When the weather is less than good and the ground is sinking under your feet -- literally -- the normal rules of sartorial elegance do not apply.
And so, at the National Ploughing Championships, they quite simply don't. They don't even call it the Best Dressed -- they call it the Most Appropriately Dressed, which is an entirely different matter.
This is the only place where you might find yourself up on a catwalk splattered with mud and for the organisers to approvingly note that you had been "getting a good walk in on the grounds".
Contestants made apologetic noises about the mucky appearance of their hems and boots and while compere, model agent, Celia Holman Lee did make a few automatic clucks of despair, everybody knew that a bit of mud did constitute "appropriate" attire at the ploughing -- and there was precious little anyone could do about it.
"It's very difficult to dress for this," Celia conceded. She had looked for contestants who were wearing boots, "wonderful" trousers and coats with that "country look".
Fulfilling those requirements admirably was Clive Holmes (73) from Mahon Bridge, Co Waterford.
Striding the catwalk like a pro, coat slung over one shoulder and with a saucy glance at the ladies, he had them eating out of his hand. He walked off with the prize for the Most Appropriately Dressed Man.
"I'm a former racehorse trainer so I used to go to Cheltenham a lot," he said, explaining his elegant tweed coat, beige trousers and hat.
"Fabulous," declared Celia.
Gillian Kelleher from Millstreet, Co Cork, also ticked off everything on Celia's list, winning Best Dressed Woman, in a Zara jacket, Dunnes Stores polo neck, trousers and red patent boots, red hat and red leather gloves.
She had got into the final of the competition last year together with her mother, who subsequently passed away six weeks later. Entering again this year had been "a little emotional" but she felt that she should do it, she said.
"It's the way I usually dress anyway," she said, adding that she hadn't bought anything new for the occasion but was delighted with the prize of a €1,000 holiday voucher.
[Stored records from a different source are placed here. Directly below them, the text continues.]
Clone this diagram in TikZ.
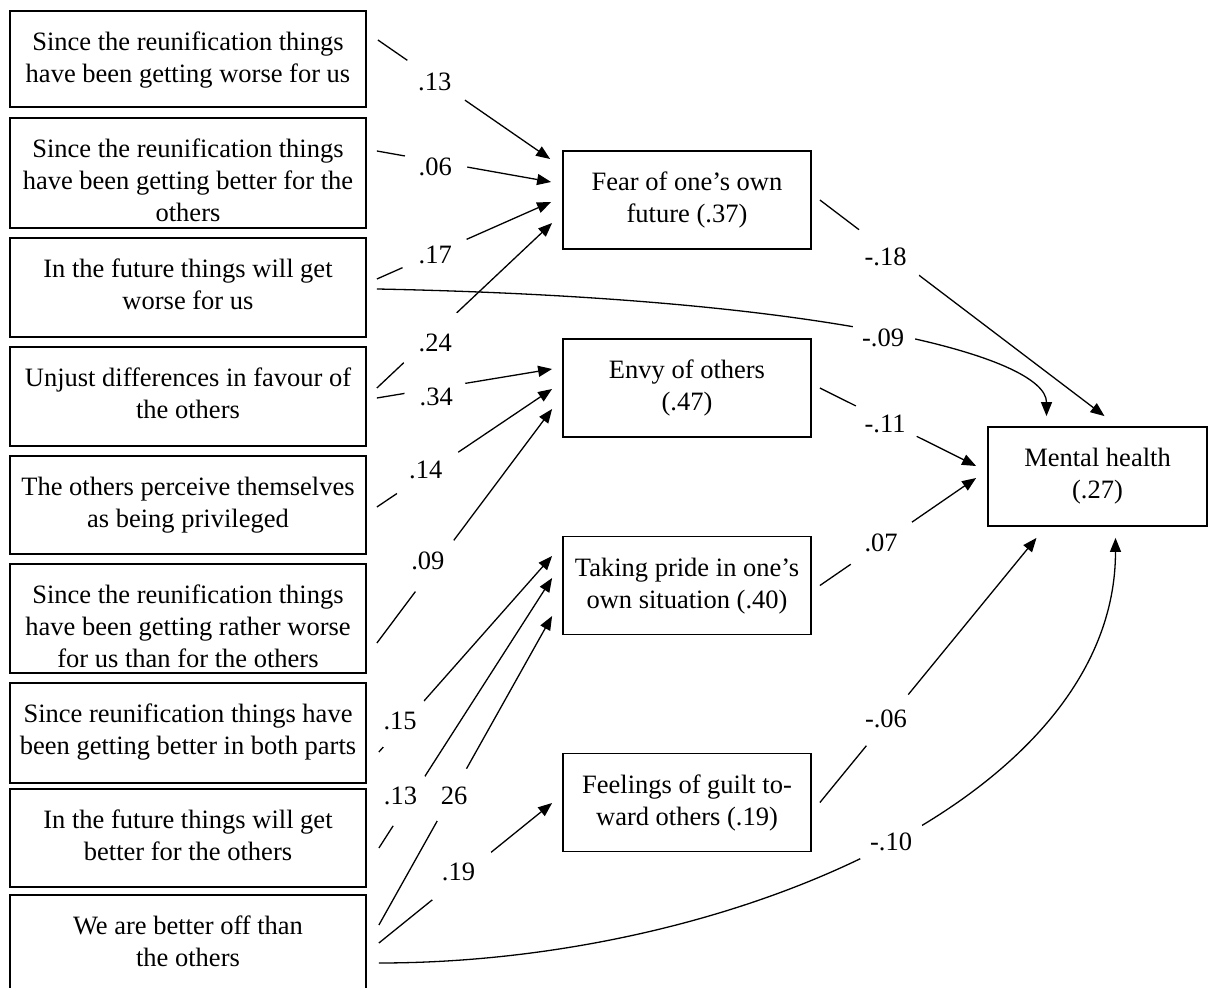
\documentclass[tikz,border=0pt]{standalone}
\usepackage{fontspec}
\setmainfont{Liberation Serif}
\usetikzlibrary{arrows.meta, calc}
\tikzset{>={Triangle[length=7pt,width=5.5pt]}}

\begin{document}
\begin{tikzpicture}[x=0.5pt, y=-0.5pt,
    box/.style={draw, line width=0.9pt, inner sep=0pt,
      font=\fontsize{13.25}{16}\selectfont},
    tbox/.style 2 args={box,
      execute at begin node={\begin{minipage}[c][#2][t]{#1}\centering\rule{0pt}{19.9pt}},
      execute at end node={\end{minipage}}},
    leftbox/.style={tbox={178pt}{#1}},
    midbox/.style={tbox={124pt}{49pt}},
    coef/.style={circle, fill=white, inner sep=0pt, minimum size=35pt,
      font=\fontsize{13.25}{16}\selectfont},
    arr/.style={->, line width=0.65pt}]
\useasboundingbox (0,0) rectangle (1210,988);

% predictors
\node[leftbox=48pt] (b1) at (188,59) {Since the reunification things\\have been getting worse for us};
\node[leftbox=55pt] (b2) at (188,173) {Since the reunification things\\have been getting better for the\\others};
\node[leftbox=49.5pt] (b3) at (188,287.5) {In the future things will get\\worse for us};
\node[leftbox=49.5pt] (b4) at (188,396.5) {Unjust differences in favour of\\the others};
\node[leftbox=49pt] (b5) at (188,505) {The others perceive themselves\\as being privileged};
\node[leftbox=54.5pt] (b6) at (188,618.5) {Since the reunification things\\have been getting rather worse\\for us than for the others};
\node[leftbox=50pt] (b7) at (188,733) {Since reunification things have\\been getting better in both parts};
\node[leftbox=49pt] (b8) at (188,838) {In the future things will get\\better for the others};
\node[leftbox=49.5pt] (b9) at (188,944.5) {We are better off than\\the others};

% mediators and outcome
\node[midbox] (fear) at (687,200) {Fear of one’s own\\future (.37)};
\node[midbox] (envy) at (687,388) {Envy of others\\(.47)};
\node[midbox] (pride) at (687,585.5) {Taking pride in one’s\\own situation (.40)};
\node[midbox] (guilt) at (687,802.5) {Feelings of guilt to-\\ward others (.19)};
\node[tbox={109.5pt}{49.5pt}] (mh) at (1097.5,476.5) {Mental health\\(.27)};

% paths to the mediators
\draw[arr] ($(b1.east)+(11,-19)$) -- node[coef, pos=.33, yshift=-1.5pt] (k1) {.13} ($(fear.west)+(-12,-41)$);
\draw[arr] ($(b2.east)+(10,-22)$) -- node[coef, pos=.335, minimum size=32pt, yshift=-2.5pt] (k2) {.06} ($(fear.west)+(-11,-18)$);
\draw[arr] ($(b3.east)+(10,-8.5)$) -- node[coef, pos=.335, yshift=-1pt] (k3) {.17} ($(fear.west)+(-11,2)$);
\draw[arr] ($(b4.east)+(10,-8.5)$) -- node[coef, pos=.333, minimum size=37pt, yshift=-5pt] (k4) {.24} ($(fear.west)+(-10,23)$);
\draw[arr] ($(b4.east)+(10,1.5)$) -- node[coef, pos=.339, minimum size=32pt, yshift=-4.5pt] (k5) {.34} ($(envy.west)+(-10,-19)$);
\draw[arr] ($(b5.east)+(10,2)$) -- node[coef, pos=.33, minimum size=37pt, xshift=-4.5pt, yshift=-1pt] (k6) {.14} ($(envy.west)+(-10,1)$);
\draw[arr] ($(b6.east)+(10,24.5)$) -- node[coef, pos=.325, minimum size=33pt, xshift=-3pt, yshift=3pt] (k7) {.09} ($(envy.west)+(-10,21)$);
\draw[arr] ($(b7.east)+(12,19)$) -- node[coef, pos=.169, minimum size=31pt, xshift=-4pt, yshift=-1pt] (k8) {.15} ($(pride.west)+(-10,-29.5)$);
\draw[arr] ($(b8.east)+(12,10)$) -- node[coef, pos=.194, minimum size=31pt, xshift=-6pt] (k9) {.13} ($(pride.west)+(-10,-7.5)$);
\draw[arr] ($(b9.east)+(12,-19.5)$) -- node[coef, pos=.417, minimum size=30pt, xshift=1.5pt] (k10) {26} ($(pride.west)+(-10,30.5)$);
\draw[arr] ($(b9.east)+(12,-1.5)$) -- node[coef, pos=.506, minimum size=38pt, xshift=-4pt] (k11) {.19} ($(guilt.west)+(-10,.5)$);

% direct paths to mental health
\draw[arr] ($(b9.east)+(12,18.5)$) .. controls +(350,0) and +(0,260) .. node[coef, pos=.52, xshift=-2pt, yshift=-1.5pt] (k12) {-.10} ($(mh.south)+(18,11)$);
\draw[arr] ($(b3.east)+(10,1.5)$) .. controls +(450,9) and +(0,-60) .. node[coef, pos=.51, minimum size=32pt, xshift=-2pt, yshift=-1.5pt] (k13) {-.09} ($(mh.north)+(-51,-10)$);
\draw[arr] ($(fear.east)+(8,0)$) -- node[coef, pos=.245, minimum size=38pt, xshift=-2pt, yshift=-2pt] (k14) {-.18} ($(mh.north)+(7,-10)$);
\draw[arr] ($(envy.east)+(8,0)$) -- node[coef, pos=.443, minimum size=34pt, xshift=-2pt, yshift=-.5pt] (k15) {-.11} ($(mh.west)+(-11,-10.5)$);
\draw[arr] ($(pride.east)+(8,0)$) -- node[coef, pos=.443, minimum size=37pt, xshift=-4pt, yshift=-2.5pt] (k16) {.07} ($(mh.west)+(-11,1.5)$);
\draw[arr] ($(guilt.east)+(8,0)$) -- node[coef, pos=.319, minimum size=33pt, xshift=-1.5pt, yshift=-.5pt] (k17) {-.06} ($(mh.south)+(-61,11)$);
\end{tikzpicture}
\end{document}
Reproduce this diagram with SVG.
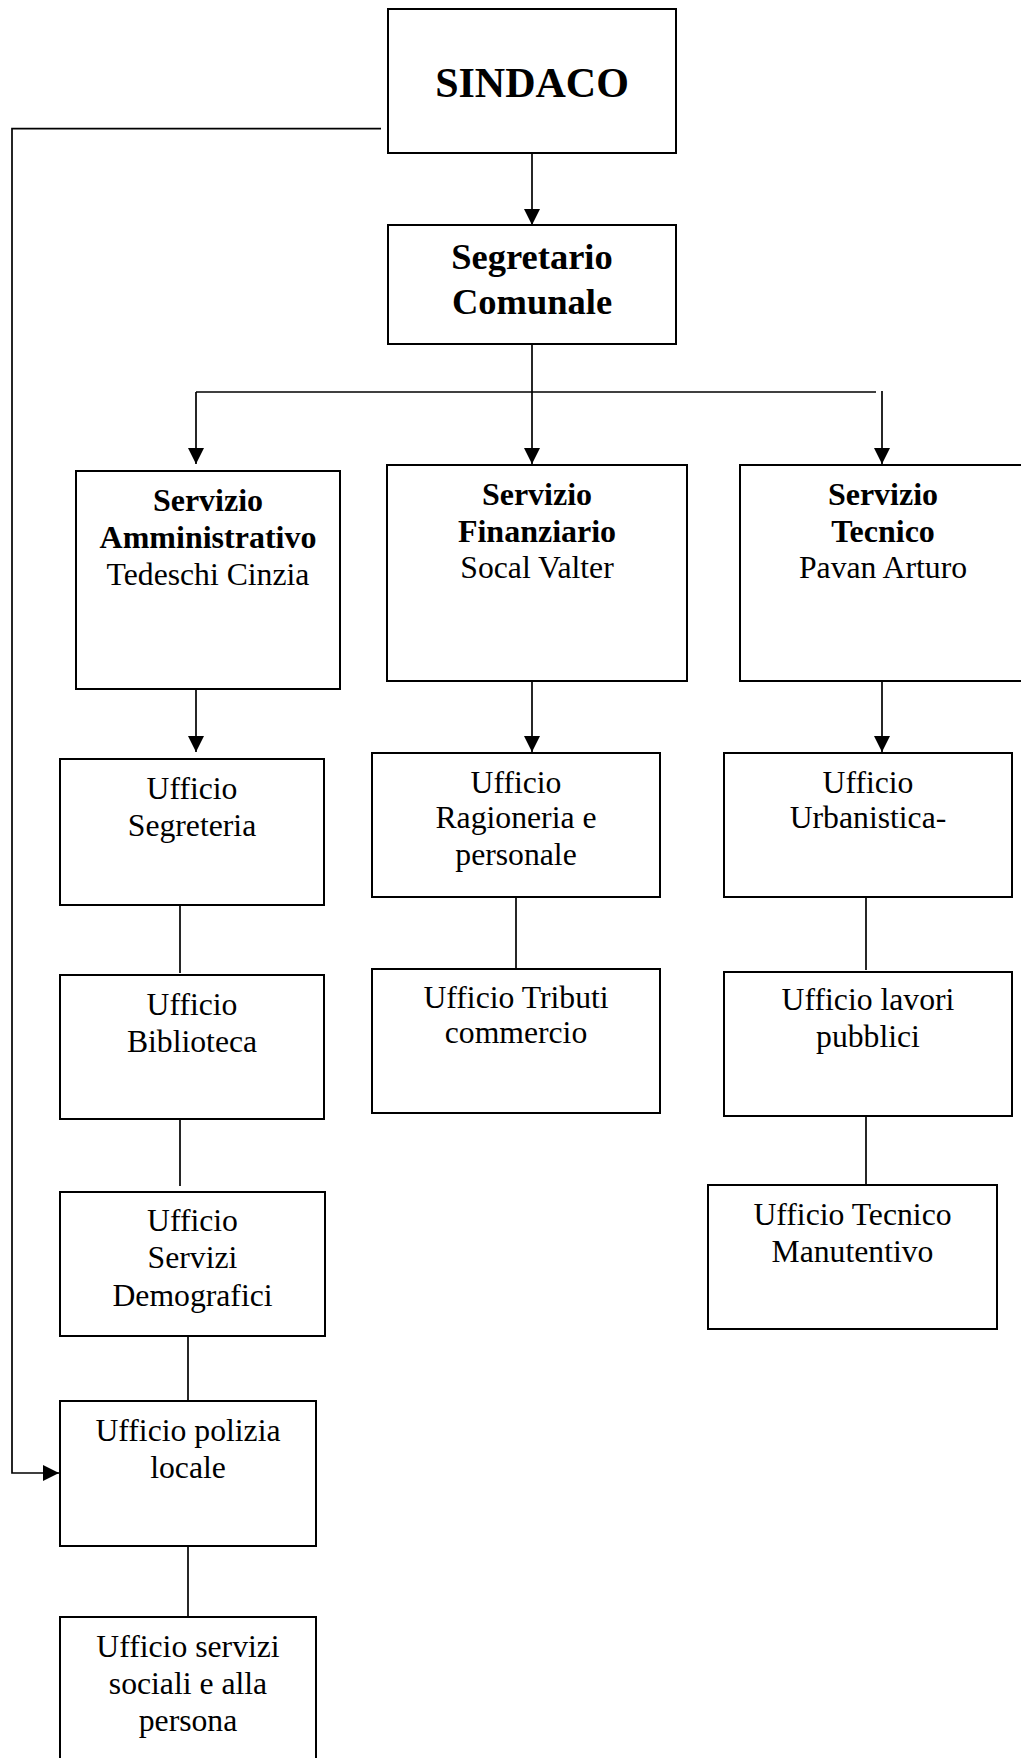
<svg xmlns="http://www.w3.org/2000/svg" width="1021" height="1758" viewBox="0 0 1021 1758">
<style>
.box{fill:#fff;stroke:#000;stroke-width:2}
.con{fill:none;stroke:#000;stroke-width:1.7}
text{font-family:"Liberation Serif","Times New Roman",serif;fill:#000;text-anchor:middle}
.b{font-weight:bold;font-size:32px}
.r{font-size:31.7px}
.big{font-weight:bold;font-size:42px}
.seg{font-weight:bold;font-size:36.5px}
</style>
<defs>
<marker id="arr" markerUnits="userSpaceOnUse" markerWidth="16" markerHeight="16" refX="16" refY="8" orient="auto">
<path d="M0,0 L16,8 L0,16 Z" fill="#000"/>
</marker>
</defs>
<rect width="1021" height="1758" fill="#fff"/>
<g id="connectors">
<line class="con" x1="532" y1="153" x2="532" y2="225" marker-end="url(#arr)"/>
<line class="con" x1="532" y1="344" x2="532" y2="464" marker-end="url(#arr)"/>
<line class="con" x1="196" y1="392" x2="876" y2="392"/>
<line class="con" x1="196" y1="392" x2="196" y2="464" marker-end="url(#arr)"/>
<line class="con" x1="882" y1="391" x2="882" y2="464" marker-end="url(#arr)"/>
<line class="con" x1="196" y1="689" x2="196" y2="752" marker-end="url(#arr)"/>
<line class="con" x1="532" y1="681" x2="532" y2="752" marker-end="url(#arr)"/>
<line class="con" x1="882" y1="681" x2="882" y2="752" marker-end="url(#arr)"/>
<line class="con" x1="180" y1="905" x2="180" y2="973"/>
<line class="con" x1="180" y1="1119" x2="180" y2="1186"/>
<line class="con" x1="188" y1="1336" x2="188" y2="1401"/>
<line class="con" x1="188" y1="1546" x2="188" y2="1617"/>
<line class="con" x1="516" y1="897" x2="516" y2="969"/>
<line class="con" x1="866" y1="897" x2="866" y2="970"/>
<line class="con" x1="866" y1="1113" x2="866" y2="1185"/>
<polyline class="con" points="381,128.7 12,128.7 12,1473 59,1473" marker-end="url(#arr)"/>
</g>
<g id="sindaco">
<rect class="box" x="388" y="9" width="288" height="144"/>
<text class="big" x="532" y="97">SINDACO</text>
</g>
<g id="segretario">
<rect class="box" x="388" y="225" width="288" height="119"/>
<text class="seg" x="532" y="269">Segretario</text>
<text class="seg" x="532" y="314">Comunale</text>
</g>
<g id="servizio-amministrativo">
<rect class="box" x="76" y="471" width="264" height="218"/>
<text class="b" x="208" y="510.7">Servizio</text>
<text class="b" x="208" y="547.7">Amministrativo</text>
<text class="r" x="208" y="584.5">Tedeschi Cinzia</text>
</g>
<g id="servizio-finanziario">
<rect class="box" x="387" y="465" width="300" height="216"/>
<text class="b" x="537" y="505">Servizio</text>
<text class="b" x="537" y="542">Finanziario</text>
<text class="r" x="537" y="578">Socal Valter</text>
</g>
<g id="servizio-tecnico">
<rect class="box" x="740" y="465" width="286" height="216"/>
<text class="b" x="883" y="505">Servizio</text>
<text class="b" x="883" y="542">Tecnico</text>
<text class="r" x="883" y="578">Pavan Arturo</text>
</g>
<g id="ufficio-segreteria">
<rect class="box" x="60" y="759" width="264" height="146"/>
<text class="r" x="192" y="799">Ufficio</text>
<text class="r" x="192" y="836">Segreteria</text>
</g>
<g id="ufficio-biblioteca">
<rect class="box" x="60" y="975" width="264" height="144"/>
<text class="r" x="192" y="1015">Ufficio</text>
<text class="r" x="192" y="1052">Biblioteca</text>
</g>
<g id="ufficio-demografici">
<rect class="box" x="60" y="1192" width="265" height="144"/>
<text class="r" x="192.5" y="1231">Ufficio</text>
<text class="r" x="192.5" y="1268">Servizi</text>
<text class="r" x="192.5" y="1306">Demografici</text>
</g>
<g id="ufficio-polizia">
<rect class="box" x="60" y="1401" width="256" height="145"/>
<text class="r" x="188" y="1441">Ufficio polizia</text>
<text class="r" x="188" y="1478">locale</text>
</g>
<g id="ufficio-sociali">
<rect class="box" x="60" y="1617" width="256" height="160"/>
<text class="r" x="188" y="1657">Ufficio servizi</text>
<text class="r" x="188" y="1694">sociali e alla</text>
<text class="r" x="188" y="1731">persona</text>
</g>
<g id="ufficio-ragioneria">
<rect class="box" x="372" y="753" width="288" height="144"/>
<text class="r" x="516" y="793">Ufficio</text>
<text class="r" x="516" y="828">Ragioneria e</text>
<text class="r" x="516" y="865">personale</text>
</g>
<g id="ufficio-tributi">
<rect class="box" x="372" y="969" width="288" height="144"/>
<text class="r" x="516" y="1008">Ufficio Tributi</text>
<text class="r" x="516" y="1043">commercio</text>
</g>
<g id="ufficio-urbanistica">
<rect class="box" x="724" y="753" width="288" height="144"/>
<text class="r" x="868" y="793">Ufficio</text>
<text class="r" x="868" y="828">Urbanistica-</text>
</g>
<g id="ufficio-lavori">
<rect class="box" x="724" y="972" width="288" height="144"/>
<text class="r" x="868" y="1010">Ufficio lavori</text>
<text class="r" x="868" y="1047">pubblici</text>
</g>
<g id="ufficio-manutentivo">
<rect class="box" x="708" y="1185" width="289" height="144"/>
<text class="r" x="852.5" y="1225">Ufficio Tecnico</text>
<text class="r" x="852.5" y="1262">Manutentivo</text>
</g>
</svg>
Appropriate dress for people is all very well at the ploughing -- but appropriate attire for cars in the form of wheel chains were more of a pressing need. Vehicle after vehicle sank despairingly, wheels churning helplessly in the mud yesterday evening as people tried to leave the car parks and tempers became frayed.
Yes, there was certainly a lot of mud.
Teenagers were bathing in the stuff, relishing in the squelchiness -- until it was time to go home and they worried whether the bus driver would still be willing to take them on board.
Cael Colfer (6) from Ballyanne, New Ross, was also delightedly wallowing -- and right under the nose of his mother, Pauline too. "There comes a point when you have to just accept it," she said, resignedly.
At the Macra na Feirme tent, a flash mob had assembled, to raise awareness for mental health.
The only problem was, they broke a cardinal rule by telling people that they were a flash mob. Still, as they broke into 'Walking on Sunshine' and let off their red balloons, they couldn't help but brighten people's spirits.